Cathay Pacific denied a report from the South China Morning Post that the airline would cut 200 more jobs than the original 600 it said it would cut on Monday.

"The number of redundancies resulting from the transformation programme is around 600, as we announced to our people and the public yesterday. Rumors of other figures are incorrect," a spokesperson from Cathay Pacific told CNBC in an email.

Cathay shares were softer, trading down by 1.21 percent at 2:50 p.m. HK/SIN.

In Singapore, trade of Noble Group was halted after shares of the company fell almost 32 percent. Shares of the company sank after S&P Global Ratings downgraded the commodity trader's credit rating to CCC-plus.
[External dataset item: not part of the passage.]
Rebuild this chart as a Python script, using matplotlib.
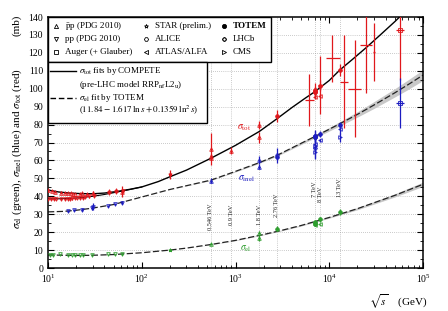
import matplotlib.pyplot as plt
import numpy as np

plt.rcParams['font.family'] = ['Liberation Serif', 'DejaVu Serif']
plt.rcParams['mathtext.fontset'] = 'stix'

red = '#e0181c'
blue = '#1c1cc0'
green = '#2e9e2e'

# ---- fit curves ----
tot_fit_x = [10, 13, 17, 22, 30, 40, 55, 75, 100, 150, 200, 300, 546, 1000, 1800,
             2760, 4000, 5500, 7000, 10000, 13000, 18000, 25000, 35000, 50000, 57000]
tot_fit_y = [43.5, 42.4, 41.8, 41.5, 41.4, 41.8, 42.7, 43.9, 45.2, 48.2, 50.9, 54.6, 61.2, 68.4, 76.2,
             83.2, 89.5, 94.6, 98.3, 104.6, 110.5, 116.7, 123.1, 130.0, 137.4, 140.3]
tot_pp_fit_x = [10, 13, 17, 22, 30, 40, 55, 75, 100]
tot_pp_fit_y = [38.6, 38.6, 38.8, 39.2, 40.0, 41.0, 42.4, 43.8, 45.2]

inel_fit_x = [10, 15, 20, 30, 50, 100, 200, 546, 1000, 1800, 2760, 4000, 5500, 7000,
              10000, 13000, 20000, 30000, 50000, 70000, 100000]
inel_fit_y = [31.3, 31.6, 32.2, 33.4, 35.4, 39.6, 43.8, 49.0, 53.9, 58.8, 62.8, 67.0, 70.6, 73.3,
              77.4, 80.5, 85.7, 90.9, 97.7, 102.4, 107.6]
inel_band = [0, 0, 0, 0, 0, 0, 0, 0.2, 0.3, 0.4, 0.5, 0.6, 0.7, 0.8,
             1.0, 1.2, 1.5, 1.9, 2.3, 2.7, 3.0]

el_fit_x = [10, 15, 20, 30, 50, 100, 200, 300, 546, 1000, 2000, 3000, 5000, 10000, 20000, 50000, 100000]
el_fit_y = [7.3, 7.1, 7.0, 7.1, 7.5, 8.5, 10.0, 11.1, 13.1, 15.4, 18.7, 20.8, 23.7, 28.2, 33.1, 40.5, 46.7]
el_band = [0, 0, 0, 0, 0, 0, 0, 0, 0.1, 0.15, 0.2, 0.25, 0.3, 0.4, 0.6, 0.9, 1.2]

# ---- data points ----
# sigma_tot
tot_ppbar_x = [10.0, 11.0, 12.0, 13.8, 15.0, 16.3, 17.7, 18.5, 19.4, 21.7, 23.0, 26.0, 30.4, 45.0, 53.0, 62.0,
               546, 546, 546, 900, 1800, 1800]
tot_ppbar_y = [43.3, 42.8, 42.2, 41.9, 41.8, 41.6, 41.8, 41.4, 41.5, 41.2, 41.6, 41.3, 41.8, 42.8, 43.4, 42.5,
               61.3, 62.2, 66.3, 65.5, 80.0, 72.8]
tot_ppbar_e = [1.0, 0.6, 0.5, 0.8, 0.6, 0.5, 0.6, 0.4, 0.5, 0.6, 0.5, 0.6, 0.9, 0.8, 0.9, 3.0,
               0.9, 1.5, 8.8, 2.0, 2.2, 3.1]
tot_pp_x = [10.0, 10.7, 11.5, 12.3, 13.8, 15.1, 16.3, 17.3, 18.2, 19.4, 20.5, 21.7, 23.5, 25.0, 27.4, 30.6,
            44.7, 52.8, 62.5]
tot_pp_y = [38.4, 38.3, 38.5, 38.3, 38.5, 38.4, 38.6, 38.4, 38.8, 38.9, 38.9, 39.0, 39.2, 39.4, 39.9, 40.3,
            41.7, 42.4, 43.2]
tot_pp_e = [0.6, 0.5, 0.5, 0.4, 0.6, 0.5, 0.5, 0.4, 0.6, 0.5, 0.4, 0.5, 0.5, 0.6, 0.6, 0.7, 0.6, 0.7, 0.8]
tot_star_x, tot_star_y, tot_star_e = [200], [52.2], [2.3]
tot_totem_x = [2760, 7000, 7000, 7000, 7000, 8000, 13000]
tot_totem_y = [84.7, 98.3, 98.6, 99.1, 98.0, 101.7, 110.6]
tot_totem_e = [3.3, 2.8, 2.2, 4.3, 2.5, 2.9, 3.4]
tot_atlas_x, tot_atlas_y, tot_atlas_e = [7000, 8000], [95.4, 96.1], [1.4, 0.9]
tot_auger_x, tot_auger_y, tot_auger_e = [57000], [133.0], [28.0]
tot_auger_xlo, tot_auger_xhi = [52000], [62000]
# cosmic ray points (no marker, energy bars)
cr_x = [6100, 8000, 10800, 14500, 19000, 24500, 30000]
cr_y = [93.5, 102.0, 117.0, 104.0, 100.0, 124.5, 120.5]
cr_e = [14.5, 16.0, 13.0, 26.0, 27.0, 27.0, 16.0]
cr_xlo = [5500, 7600, 9200, 13000, 16000, 21500, 29000]
cr_xhi = [6900, 8600, 12900, 15800, 22000, 28500, 31000]

# sigma_inel
inel_pp_x = [16.5, 19.0, 22.9, 29.2, 30.5, 44.0, 52.0, 61.0]
inel_pp_y = [31.8, 32.3, 32.6, 33.4, 34.2, 34.8, 35.6, 36.4]
inel_pp_e = [0.5, 0.6, 0.8, 1.0, 1.8, 0.6, 0.6, 0.7]
inel_ppbar_x = [546, 1800, 1800]
inel_ppbar_y = [48.8, 60.3, 56.6]
inel_ppbar_e = [1.5, 2.4, 1.2]
inel_alice_x, inel_alice_y, inel_alice_e = [2760, 7000], [62.8, 73.2], [4.2, 3.0]
inel_totem_x = [2760, 7000, 7000, 7000, 7000, 8000, 13000]
inel_totem_y = [62.1, 73.5, 72.9, 73.7, 73.1, 74.7, 79.5]
inel_totem_e = [1.5, 1.3, 1.5, 3.4, 1.3, 1.7, 1.8]
inel_atlas_x, inel_atlas_y, inel_atlas_e = [7000, 8000, 13000], [69.4, 71.3, 77.4], [2.4, 0.9, 2.5]
inel_cms_x, inel_cms_y, inel_cms_e = [7000, 7000, 13000], [68.0, 64.5, 73.0], [4.0, 3.5, 2.5]
inel_lhcb_x, inel_lhcb_y, inel_lhcb_e = [7000], [66.9], [5.3]
inel_auger_x, inel_auger_y, inel_auger_e = [57000], [92.0], [14.0]

# sigma_el
el_pp_x = [10.5, 11.4, 13.4, 16.5, 17.9, 19.4, 21.9, 23.5, 29.2, 44.0, 52.0, 61.0]
el_pp_y = [7.5, 7.4, 7.6, 7.3, 7.3, 7.1, 7.2, 7.4, 7.3, 7.6, 7.7, 7.8]
el_pp_e = [0.4, 0.3, 0.4, 0.3, 0.3, 0.3, 0.3, 0.3, 0.3, 0.3, 0.3, 0.3]
el_ppbar_x = [546, 1800, 1800]
el_ppbar_y = [13.4, 19.7, 16.6]
el_ppbar_e = [0.6, 0.9, 1.6]
el_star_x, el_star_y, el_star_e = [200], [10.0], [0.5]
el_totem_x = [2760, 7000, 7000, 7000, 8000, 13000]
el_totem_y = [21.8, 24.8, 25.4, 25.1, 27.1, 31.0]
el_totem_e = [1.4, 1.2, 1.1, 1.1, 1.4, 1.7]
el_atlas_x, el_atlas_y, el_atlas_e = [7000, 8000], [24.0, 24.3], [0.6, 0.5]

energies = [546, 900, 1800, 2760, 7000, 8000, 13000]
energy_labels = ['0.546 TeV', '0.9 TeV', '1.8 TeV', '2.76 TeV', '7 TeV', '8 TeV', '13 TeV']
energy_label_y = [21.2, 24.0, 24.0, 28.4, 39.6, 36.8, 39.6]

fig = plt.figure(figsize=(4.48, 3.11), dpi=100)
ax = fig.add_axes([48/448, 1-268/311, 375/448, 251/311])
ax.set_xscale('log')
ax.set_xlim(10, 1e5)
ax.set_ylim(0, 140)

for yy in range(10, 140, 10):
    ax.axhline(yy, color='#9a9a9a', lw=0.5, ls=(0, (1, 2)), zorder=0)
for e in energies:
    ax.axvline(e, color='#9a9a9a', lw=0.5, ls=(0, (1, 2)), zorder=0)
for e, lab, ly in zip(energies, energy_labels, energy_label_y):
    ax.text(e, ly, lab, rotation=90, ha='center', va='bottom', fontsize=4.6, color='#222222')

# bands and fits
ix = np.array(inel_fit_x); iy = np.array(inel_fit_y); ib = np.array(inel_band)
ax.fill_between(ix, iy - ib, iy + ib, color='#c8c8c8', lw=0, zorder=1)
ex = np.array(el_fit_x); ey = np.array(el_fit_y); eb = np.array(el_band)
ax.fill_between(ex, ey - eb, ey + eb, color='#c8c8c8', lw=0, zorder=1)
ax.plot(tot_fit_x, tot_fit_y, color='black', lw=1.0, zorder=2)
ax.plot(tot_pp_fit_x, tot_pp_fit_y, color='black', lw=0.8, zorder=2)
ax.plot(inel_fit_x, inel_fit_y, color='#222222', lw=0.9, dashes=(5, 2), zorder=2)
ax.plot(el_fit_x, el_fit_y, color='#222222', lw=0.9, dashes=(5, 2), zorder=2)


def pts(x, y, e, m, c, filled=False, xerr=None):
    ax.errorbar(x, y, yerr=e, xerr=xerr, fmt=m, color=c, ms=2.6, mew=0.6,
                mfc=c if filled else 'none', elinewidth=0.9, capsize=0, zorder=3)


# sigma_tot (red)
pts(tot_ppbar_x, tot_ppbar_y, tot_ppbar_e, '^', red)
pts(tot_pp_x, tot_pp_y, tot_pp_e, 'v', red)
pts(tot_star_x, tot_star_y, tot_star_e, '*', red)
pts(tot_totem_x, tot_totem_y, tot_totem_e, 'o', red, filled=True)
pts(tot_atlas_x, tot_atlas_y, tot_atlas_e, '<', red)
axe = [[x - lo for x, lo in zip(tot_auger_x, tot_auger_xlo)], [hi - x for x, hi in zip(tot_auger_x, tot_auger_xhi)]]
pts(tot_auger_x, tot_auger_y, tot_auger_e, 's', red, xerr=axe)
cre = [[x - lo for x, lo in zip(cr_x, cr_xlo)], [hi - x for x, hi in zip(cr_x, cr_xhi)]]
ax.errorbar(cr_x, cr_y, yerr=cr_e, xerr=cre, fmt='none', ecolor=red, elinewidth=0.9, capsize=0, zorder=3)

# sigma_inel (blue)
pts(inel_pp_x, inel_pp_y, inel_pp_e, 'v', blue)
pts(inel_ppbar_x, inel_ppbar_y, inel_ppbar_e, '^', blue)
pts(inel_alice_x, inel_alice_y, inel_alice_e, 'H', blue)
pts(inel_totem_x, inel_totem_y, inel_totem_e, 'o', blue, filled=True)
pts(inel_atlas_x, inel_atlas_y, inel_atlas_e, '<', blue)
pts(inel_cms_x, inel_cms_y, inel_cms_e, '>', blue)
pts(inel_lhcb_x, inel_lhcb_y, inel_lhcb_e, 'P', blue)
pts(inel_auger_x, inel_auger_y, inel_auger_e, 's', blue, xerr=axe)

# sigma_el (green)
pts(el_pp_x, el_pp_y, el_pp_e, 'v', green)
pts(el_ppbar_x, el_ppbar_y, el_ppbar_e, '^', green)
pts(el_star_x, el_star_y, el_star_e, '*', green)
pts(el_totem_x, el_totem_y, el_totem_e, 'o', green, filled=True)
pts(el_atlas_x, el_atlas_y, el_atlas_e, '<', green)

ax.text(1240, 78, r'$\sigma_{\rm tot}$', color=red, fontsize=7, ha='center', va='center')
ax.text(1300, 49.8, r'$\sigma_{\rm inel}$', color=blue, fontsize=7, ha='center', va='center')
ax.text(1300, 10.6, r'$\sigma_{\rm el}$', color=green, fontsize=7, ha='center', va='center')

# ticks and frame
ax.set_yticks(range(0, 141, 10))
ax.set_yticks(range(5, 140, 10), minor=True)
ax.tick_params(which='both', direction='in', top=True, right=True, labelsize=7)
ax.tick_params(which='major', length=4, width=0.8)
ax.tick_params(which='minor', length=2, width=0.6)
for s in ax.spines.values():
    s.set_linewidth(1.1)

# legend box 1 (experiments)
tr = ax.transAxes
ax.add_patch(plt.Rectangle((0, 0.822), 0.594, 0.178, transform=tr, fill=True,
                           fc='white', ec='black', lw=1.0, zorder=5))
leg_markers = [['^', '*', 'o'], ['v', 'H', 'P'], ['s', '<', '>']]
leg_texts = [['$\\bar{\\rm p}$p (PDG 2010)', 'STAR (prelim.)', 'TOTEM'],
             ['pp (PDG 2010)', 'ALICE', 'LHCb'],
             ['Auger (+ Glauber)', 'ATLAS/ALFA', 'CMS']]
row_y = [0.964, 0.911, 0.859]
col_mx = [0.021, 0.26, 0.469]
col_tx = [0.045, 0.285, 0.493]
for r in range(3):
    for c in range(3):
        m = leg_markers[r][c]
        ax.plot([col_mx[c]], [row_y[r]], marker=m, ms=3, mew=0.6, color='black',
                mfc='black' if m == 'o' else 'none', transform=tr, zorder=6, clip_on=False)
        ax.text(col_tx[c], row_y[r], leg_texts[r][c], transform=tr, fontsize=6.5,
                va='center', ha='left', zorder=6,
                fontweight='bold' if leg_texts[r][c] == 'TOTEM' else 'normal')

# legend box 2 (fits)
ax.add_patch(plt.Rectangle((0, 0.578), 0.424, 0.244, transform=tr, fill=True,
                           fc='white', ec='black', lw=1.0, zorder=5))
ax.plot([0.005, 0.075], [0.785, 0.785], color='black', lw=1.0, transform=tr, zorder=6)
ax.plot([0.005, 0.075], [0.676, 0.676], color='black', lw=1.0, dashes=(4, 2), transform=tr, zorder=6)
fit_texts = [r'$\sigma_{\rm tot}$ fits by COMPETE',
             r'(pre-LHC model RRP$_{\rm nf}$L2$_{\rm u}$)',
             r'$\sigma_{\rm el}$ fit by TOTEM',
             r'($11.84 - 1.617\,\ln s + 0.1359\,\ln^2 s$)']
fit_y = [0.785, 0.729, 0.676, 0.629]
for t, yy in zip(fit_texts, fit_y):
    ax.text(0.082, yy, t, transform=tr, fontsize=6.5, va='center', ha='left', zorder=6)

# axis labels
fig.text(17/448, 1 - 149/311, r'$\sigma_{\rm el}$ (green), $\sigma_{\rm inel}$ (blue) and $\sigma_{\rm tot}$ (red)',
         rotation=90, ha='center', va='center', fontsize=8)
fig.text(17/448, 1 - 25/311, '(mb)', rotation=90, ha='center', va='center', fontsize=8)
fig.text(427/448, 1 - 302/311, r'$\sqrt{s}$    (GeV)', ha='right', va='center', fontsize=8)

fig.savefig('out.png', dpi=100)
Reuters also reported, citing sources, that Sinochem had decided to stop pursuing a stake in the company due to Noble's shaky outlook.

In other currency news, the dollar gained against a basket of currencies. The dollar index last traded at 97.027, off the six-month low it reached in the last session.

Meanwhile, the common currency hit a six-month high in the previous session following comments from the German Chancellor Angela Merkel about euro weakness.

She said that her country's huge trade surplus was due to a "too weak" euro, Reuters reported.

The euro traded at $1.229 at 2:50 p.m. HK/SIN.

Oil prices declined after rising to a one-month high in the last session on hopes that OPEC-led output cuts could be further deepened. Benchmark Brent crude fell 0.85 percent to trade at $53.41 a barrel and U.S. crude declined 0.84 percent to trade at $50.70.

In economic news, Singapore CPI data for the month of April increased by 0.4 percent on year, compared with the 0.7 percent forecast in a Reuters poll. The lower-than-expected inflation figures were attributed in part to declining rents.

Stateside, equities gained across the board in the last session as tech and defense stocks made substantial gains.